II.4.2. LA NAISSANCE DE LA SACRA CORONA UNITA (1981-1991).

Incarcéré à Bari, le mafieux calabrais Pino Rogoli proposa en 1981 à Umberto Belloco de mettre sur pieds une nouvelle organisation criminelle baptisée Sacra Corona Unita (SCU), qui visait dans un premier temps à faire obstacle à l’expansion de la Camorra de Cutolo. Cette organisation, opérationnelle à partir de 1982-1983, fédéra des criminels comme Giuseppe Iannelli, Giosuè Rizzi ou Cosimo Cappellari sur le modèle des ‘ndrines calabrais. Plusieurs arrestations firent néanmoins éclater en clans indépendants cette organisation.
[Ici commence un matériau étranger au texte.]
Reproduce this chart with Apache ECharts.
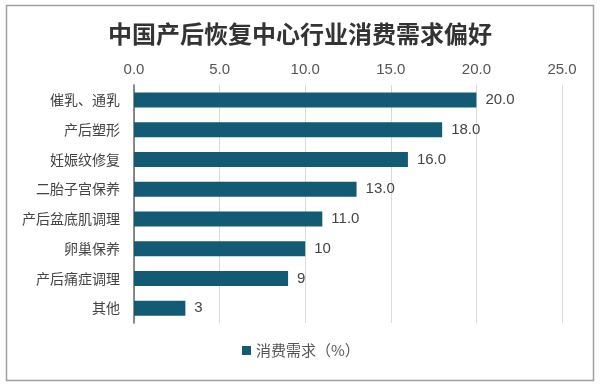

A partir du milieu des années 1980, les homicides se multiplièrent pour la répartition des territoires criminels entre les hommes proches de Rogoli et les autres clans restés indépendants. De ce premier conflit émergea en 1987 la Nuova Sacra Corona Unita (NSCU) qui avait pour but de constituer une commission provinciale chargée de résoudre les conflits entre les différents chefs de zones de l’organisation. Faute d’un véritable leadership au sein de cette organisation, des conflits internes violents reprirent et nécessitèrent en 1991 la médiation du mafieux Salvatore Anacondia.

II.4.3. CRISE DES BALKANS ET DéVELOPPEMENT DE LA CRIMINALITé ORGANISéE DES POUILLES (1991-2001)

La criminalité organisée des Pouilles a été l’une des principales mafias bénéficiaires de l’éclatement de la Yougoslavie. Porte d’entrée de l’Union Européenne, les Pouilles se sont ainsi transformés en plaque tournante pour les multiples filières de trafics qui traversent l’Adriatique (armes, cigarettes de contrebande, immigrants clandestins, prostituées, véhicules volés). Les côtes désolés des Pouilles, situées à quelques kilomètres des rives de l’Albanie ou du Monténégro, sont devenus en quelques années une véritable plate-forme logistique pour le développement des activités criminelles.

Ce tropisme balkanique explique la concentration des clans de la S.C.U. le long de la côte adriatique entre Trani et Brindisi. Les liaisons maritimes avec les ports de Bar (Monténégro), Split et Dubrovnik (Croatie) et ceux de Durrës et de Vlorë (Albanie) sont autant de filières de trafics susceptibles d’attirer les appétits des organisations criminelles italiennes, albanaises, turques et même asiatiques lorsque les filières terrestres de la route des Balkans deviennent trop périlleuses ou incertaines.

Très logiquement, la criminalité organisée des Pouilles a profité de cette opportunité historique pour se transformer en organisation criminelle de stature internationale en exerçant sa mainmise territoriale sur les entrepôts portuaires et les moyens logistiques nécessaires aux divers trafics. Très pragmatique, elle a en outre choisi de s’allier avec différents clans et familles de la ‘Ndrangheta, de la Camorra et de Cosa Nostra qui lui apportent leurs compétences respectives.